House Speaker John Boehner announced the creation of a House select committee to be chaired by Trey Gowdy, R-S.C., to examine the Sept. 11, 2012 attack on the U.S. consulate in Benghazi, Libya. What did the State Department know and when did it know it? Did State know it was a premeditated terror attack or did it assume wrongly it was a spontaneous response to an anti-Islam video? Did the U.S. do enough to protect the four Americans who died, including the U.S. ambassador to Libya?

http://www.realclearpolitics.com/video/2014/05/07/gowdy_gop_should_not_fundraise_off_the_backs_of_four_murdered_americans.html

To his credit, Chairman Gowdy has said Republicans shouldn’t raise money “on the backs of four murdered Americans.” Good going, Mr.
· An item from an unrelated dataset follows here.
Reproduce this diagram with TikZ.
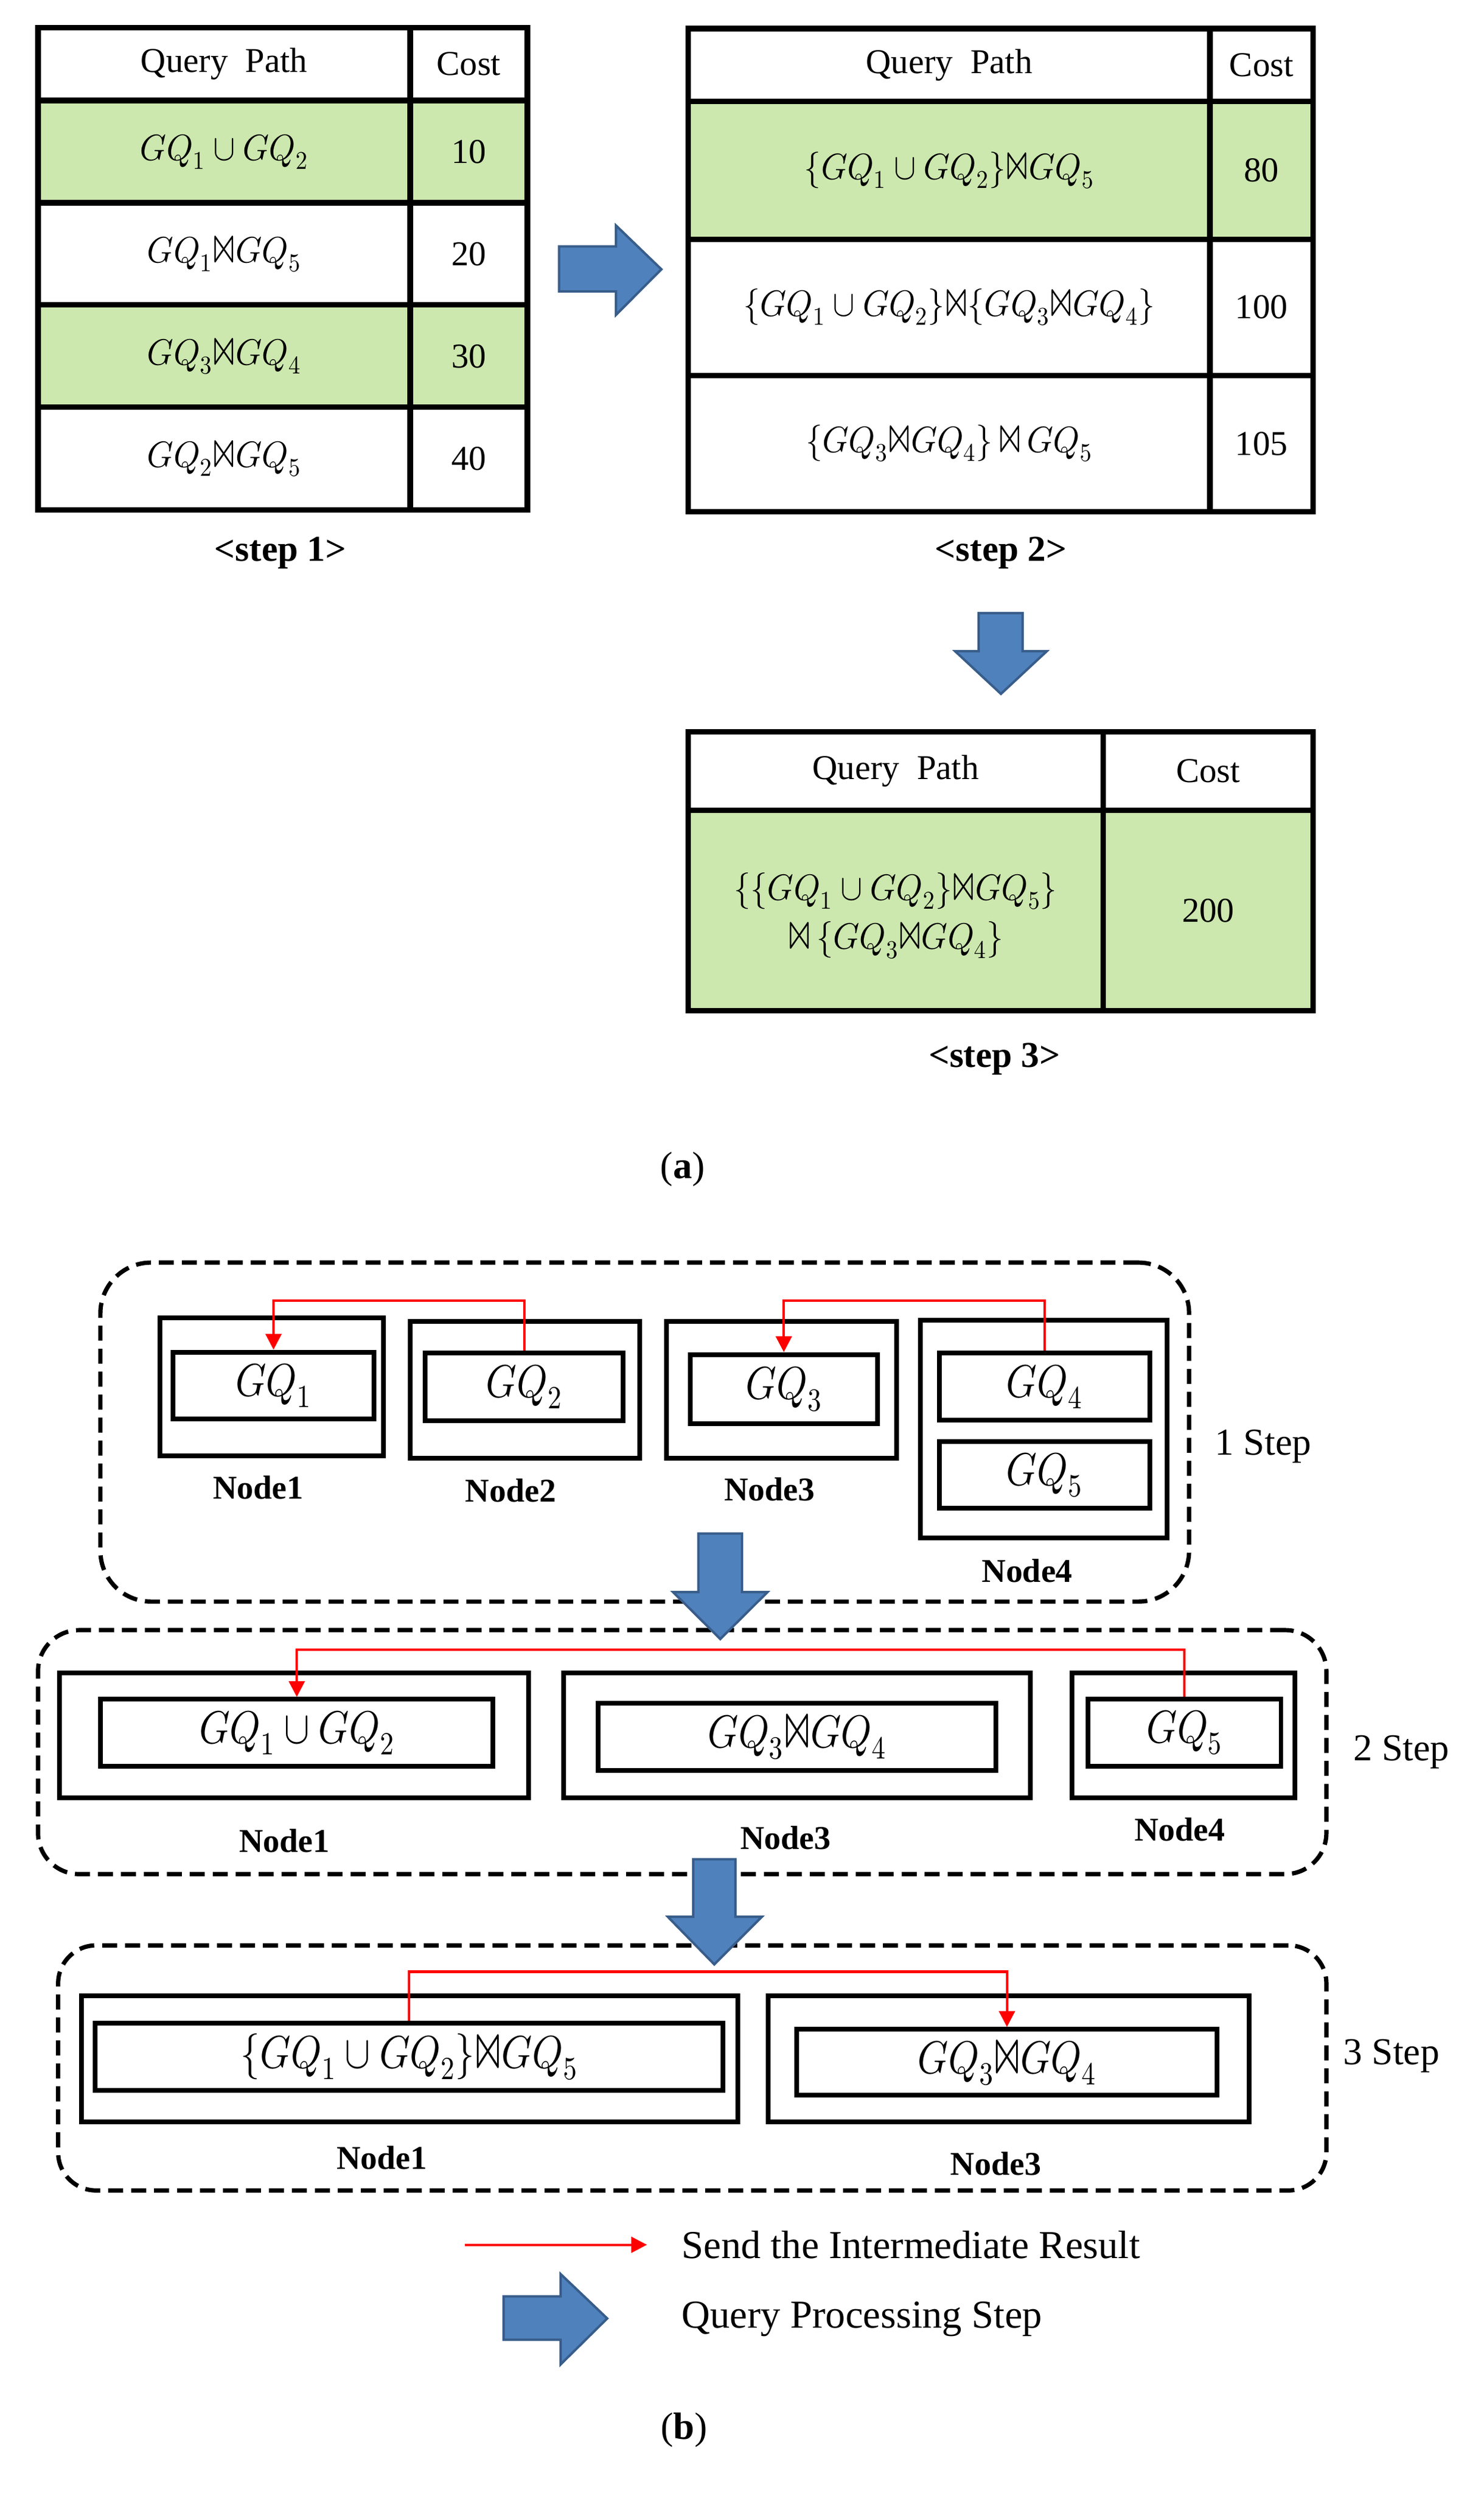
\documentclass[tikz,border=0pt]{standalone}
\usepackage{graphicx}
\usepackage{fontspec}
\usepackage{unicode-math}
\setmainfont{Liberation Serif}
\setmathfont{Latin Modern Math}
\usetikzlibrary{arrows.meta,fit}
\definecolor{rowgreen}{RGB}{204,232,174}
\definecolor{arrowblue}{RGB}{79,129,189}
\definecolor{arrowedge}{RGB}{56,93,138}
\newcommand{\bwt}{\mathord{\scalebox{1.1}[1.45]{$\bowtie$}}}
\newcommand{\tbm}[1]{\scalebox{0.92}[1]{$#1$}}
\newcommand{\bxm}[1]{\scalebox{0.85}[1]{$#1$}}
\tikzset{
  tline/.style={line width=3.5pt, line cap=rect},
  tabtxt/.style={font=\fontsize{22}{26}\selectfont, inner sep=0pt},
  tabmath/.style={font=\fontsize{23}{31}\selectfont, inner sep=0pt, align=center},
  steplbl/.style={font=\fontsize{23}{27}\selectfont\bfseries, inner sep=0pt},
  obox/.style={draw, line width=3pt, inner sep=0pt},
  ibox/.style={draw, line width=3pt, inner sep=0pt},
  boxmath/.style={font=\fontsize{29}{34}\selectfont, inner sep=0pt},
  nlbl/.style={font=\fontsize{21}{25}\selectfont\bfseries, inner sep=0pt},
  grp/.style={draw, line width=2.7pt, dash pattern=on 9.5pt off 5pt, inner sep=0pt},
  sidelbl/.style={font=\fontsize{24}{28}\selectfont, inner sep=0pt},
  sendline/.style={draw=red, line width=1.6pt, -{Triangle[length=10pt,width=10pt]}},
  blockarrow/.style={fill=arrowblue, draw=arrowedge, line width=1.5pt, line join=miter},
  legtxt/.style={font=\fontsize{25}{30}\selectfont, anchor=west, inner sep=0pt},
  sublbl/.style={font=\fontsize{24}{28}\selectfont, inner sep=0pt}
}
\begin{document}
\begin{tikzpicture}[x=1pt,y=-1pt]
\fill[white] (0,0) rectangle (937,1573.7);
\useasboundingbox (0,0) rectangle (937,1573.7);

% ---------------- (a) table step 1
\fill[rowgreen] (24,63.5) rectangle (333,128);
\fill[rowgreen] (24,192.5) rectangle (333,257);
\draw[tline] (24,17.5) rectangle (333,322);
\draw[tline] (24,63.5) -- (333,63.5);
\draw[tline] (24,128) -- (333,128);
\draw[tline] (24,192.5) -- (333,192.5);
\draw[tline] (24,257) -- (333,257);
\draw[tline] (259,17.5) -- (259,322);
\node[tabtxt] (a1h) at (141.5,40.5) {Query\hspace{0.5em}Path};
\node[tabtxt] (a1c) at (296,40.5) {Cost};
\node[tabmath] (a1r1) at (141.5,95.8) {\tbm{GQ_1 \cup GQ_2}};
\node[tabtxt] (a1c1) at (296,95.8) {10};
\node[tabmath] (a1r2) at (141.5,160.3) {\tbm{GQ_1\bwt GQ_5}};
\node[tabtxt] (a1c2) at (296,160.3) {20};
\node[tabmath] (a1r3) at (141.5,224.8) {\tbm{GQ_3\bwt GQ_4}};
\node[tabtxt] (a1c3) at (296,224.8) {30};
\node[tabmath] (a1r4) at (141.5,289.5) {\tbm{GQ_2\bwt GQ_5}};
\node[tabtxt] (a1c4) at (296,289.5) {40};
\node[steplbl] (s1) at (177,349) {<step 1>};

% right block arrow
\draw[blockarrow] (353,155.6) -- (389,155.6) -- (389,142.4) -- (417.6,170) -- (389,198.7) -- (389,184) -- (353,184) -- cycle;

% ---------------- table step 2
\fill[rowgreen] (434.5,64) rectangle (829,151);
\draw[tline] (434.5,18) rectangle (829,323);
\draw[tline] (434.5,64) -- (829,64);
\draw[tline] (434.5,151) -- (829,151);
\draw[tline] (434.5,237) -- (829,237);
\draw[tline] (764,18) -- (764,323);
\node[tabtxt] (a2h) at (599.3,41) {Query\hspace{0.5em}Path};
\node[tabtxt] (a2c) at (796.5,41) {Cost};
\node[tabmath] (a2r1) at (599.3,107.5) {\tbm{\{GQ_1 \cup GQ_2\}\bwt GQ_5}};
\node[tabtxt] (a2c1) at (796.5,107.5) {80};
\node[tabmath] (a2r2) at (599.3,194) {\tbm{\{GQ_1 \cup GQ_2\}\bwt\{GQ_3\bwt GQ_4\}}};
\node[tabtxt] (a2c2) at (796.5,194) {100};
\node[tabmath] (a2r3) at (599.3,280) {\tbm{\{GQ_3\bwt GQ_4\}\,\bwt\,GQ_5}};
\node[tabtxt] (a2c3) at (796.5,280) {105};
\node[steplbl] (s2) at (632,349) {<step 2>};

% down block arrow
\draw[blockarrow] (618,387) -- (645.6,387) -- (645.6,411) -- (661,411) -- (632,438) -- (603,411) -- (618,411) -- cycle;

% ---------------- table step 3
\fill[rowgreen] (434.5,511.5) rectangle (829,638);
\draw[tline] (434.5,462) rectangle (829,638);
\draw[tline] (434.5,511.5) -- (829,511.5);
\draw[tline] (696.5,462) -- (696.5,638);
\node[tabtxt] (a3h) at (565.5,486.8) {Query\hspace{0.5em}Path};
\node[tabtxt] (a3c) at (762.8,486.8) {Cost};
\node[tabmath] (a3r1) at (565.5,578) {\tbm{\{\{GQ_1 \cup GQ_2\}\bwt GQ_5\}}\\\tbm{\bwt\,\{GQ_3\bwt GQ_4\}}};
\node[tabtxt] (a3c1) at (762.8,575) {200};
\node[steplbl] (s3) at (628,668.5) {<step 3>};

\node[sublbl] (suba) at (431,738) {(\textbf{a})};

% ---------------- (b) step 1
\node[grp, rounded corners=32pt, fit={(63.4,797) (750.8,1011)}] (g1) {};
\node[obox, fit={(101,832) (242,919)}] (b1n1) {};
\node[ibox, fit={(109.4,853.5) (236,895.8)}] (gq1) {};
\node[boxmath] (gq1t) at (gq1.center) {\bxm{GQ_1}};
\node[nlbl] (l1n1) at (163,939) {Node1};
\node[obox, fit={(259,834) (404,920.5)}] (b1n2) {};
\node[ibox, fit={(268.5,854) (393.5,897)}] (gq2) {};
\node[boxmath] (gq2t) at (gq2.center) {\bxm{GQ_2}};
\node[nlbl] (l1n2) at (322.5,941) {Node2};
\node[obox, fit={(421,834) (566,920.5)}] (b1n3) {};
\node[ibox, fit={(435.8,855) (554,898.8)}] (gq3) {};
\node[boxmath] (gq3t) at (gq3.center) {\bxm{GQ_3}};
\node[nlbl] (l1n3) at (486,940) {Node3};
\node[obox, fit={(581,833.5) (737,970.7)}] (b1n4) {};
\node[ibox, fit={(593,854) (726,896.5)}] (gq4) {};
\node[boxmath] (gq4t) at (gq4.center) {\bxm{GQ_4}};
\node[ibox, fit={(593,910) (726,952)}] (gq5) {};
\node[boxmath] (gq5t) at (gq5.center) {\bxm{GQ_5}};
\node[nlbl] (l1n4) at (648.6,991.6) {Node4};
\node[sidelbl] (st1) at (797.6,913) {1 Step};
\coordinate (r1) at (0,821);
\draw[sendline] (gq2.north) -- (gq2.north |- r1) -| (gq1.north);
\draw[sendline] (gq4.north) -- (gq4.north |- r1) -| (gq3.north);

% ---------------- step 2
\node[grp, rounded corners=26pt, fit={(24,1029) (837.5,1183)}] (g2) {};
\node[obox, fit={(37.4,1056) (333.8,1135)}] (b2n1) {};
\node[ibox, fit={(63.5,1072.7) (311.3,1115)}] (u12) {};
\node[boxmath] (u12t) at (u12.center) {\bxm{GQ_1 \cup GQ_2}};
\node[nlbl] (l2n1) at (179.6,1162) {Node1};
\node[obox, fit={(356,1056) (650.5,1135)}] (b2n3) {};
\node[ibox, fit={(377.7,1075) (628.8,1117.6)}] (j34) {};
\node[boxmath] (j34t) at (j34.center) {\bxm{GQ_3\bwt GQ_4}};
\node[nlbl] (l2n3) at (496,1160) {Node3};
\node[obox, fit={(677,1056) (817.5,1135)}] (b2n4) {};
\node[ibox, fit={(687,1072.7) (808.8,1115)}] (gq5b) {};
\node[boxmath] (gq5bt) at (gq5b.center) {\bxm{GQ_5}};
\node[nlbl] (l2n4) at (745,1155) {Node4};
\node[sidelbl] (st2) at (884.8,1106) {2 Step};
\coordinate (r2) at (0,1041.5);
\draw[sendline] (gq5b.north) -- (gq5b.north |- r2) -| (u12.north);

% ---------------- step 3
\node[grp, rounded corners=24pt, fit={(36.7,1228) (837.5,1382.7)}] (g3) {};
\node[obox, fit={(51.3,1260) (466,1339.6)}] (b3n1) {};
\node[ibox, fit={(60,1277) (456.6,1319.7)}] (u125) {};
\node[boxmath] (u125t) at (u125.center) {\bxm{\{GQ_1 \cup GQ_2\}\bwt GQ_5}};
\node[nlbl] (l3n1) at (241.2,1362) {Node1};
\node[obox, fit={(485.2,1260) (788.7,1339.6)}] (b3n3) {};
\node[ibox, fit={(503.2,1281) (768.4,1322.7)}] (j34b) {};
\node[boxmath] (j34bt) at (j34b.center) {\bxm{GQ_3\bwt GQ_4}};
\node[nlbl] (l3n3) at (628.8,1366) {Node3};
\node[sidelbl] (st3) at (878.6,1298) {3 Step};
\coordinate (r3) at (0,1244.6);
\draw[sendline] (u125.north) -- (u125.north |- r3) -| (j34b.north);

% block arrows between steps
\draw[blockarrow] (441,968) -- (468.5,968) -- (468.5,1005) -- (484.6,1005) -- (454.8,1034.6) -- (425,1005) -- (441,1005) -- cycle;
\draw[blockarrow] (437.7,1173.6) -- (464.3,1173.6) -- (464.3,1210) -- (481,1210) -- (451,1240) -- (421.7,1210) -- (437.7,1210) -- cycle;

% ---------------- legend
\coordinate (la) at (293.5,1417);
\coordinate (lb) at (408.5,1417);
\draw[sendline] (la) -- (lb);
\node[legtxt] (lt1) at (430.2,1417) {Send the Intermediate Result};
\draw[blockarrow] (318,1449.6) -- (354,1449.6) -- (354,1435.5) -- (383.4,1463.5) -- (354,1492.5) -- (354,1477) -- (318,1477) -- cycle;
\node[legtxt] (lt2) at (430.2,1464) {Query Processing Step};

\node[sublbl] (subb) at (432,1534) {(\textbf{b})};
\end{tikzpicture}
\end{document}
Chairman.

This investigation can be wrapped up in fairly short order, just as the congressional probe of the 1983 attack on the Marine barracks in Beirut, Lebanon was able to do. You’ll recall that attack killed 241 Marines, but other attacks followed and many questioned whether the Reagan administration was doing enough to protect our interests, and our people, against terrorists. The Democratic-led Congress concluded its probe, made constructive recommendations and finished the job with a bipartisan report.

Can this investigation proceed like that one? Let’s hope so.

It needs to start down that path, however, by ensuring that Republican lawmakers stop using the upcoming probe to raise political campaign money.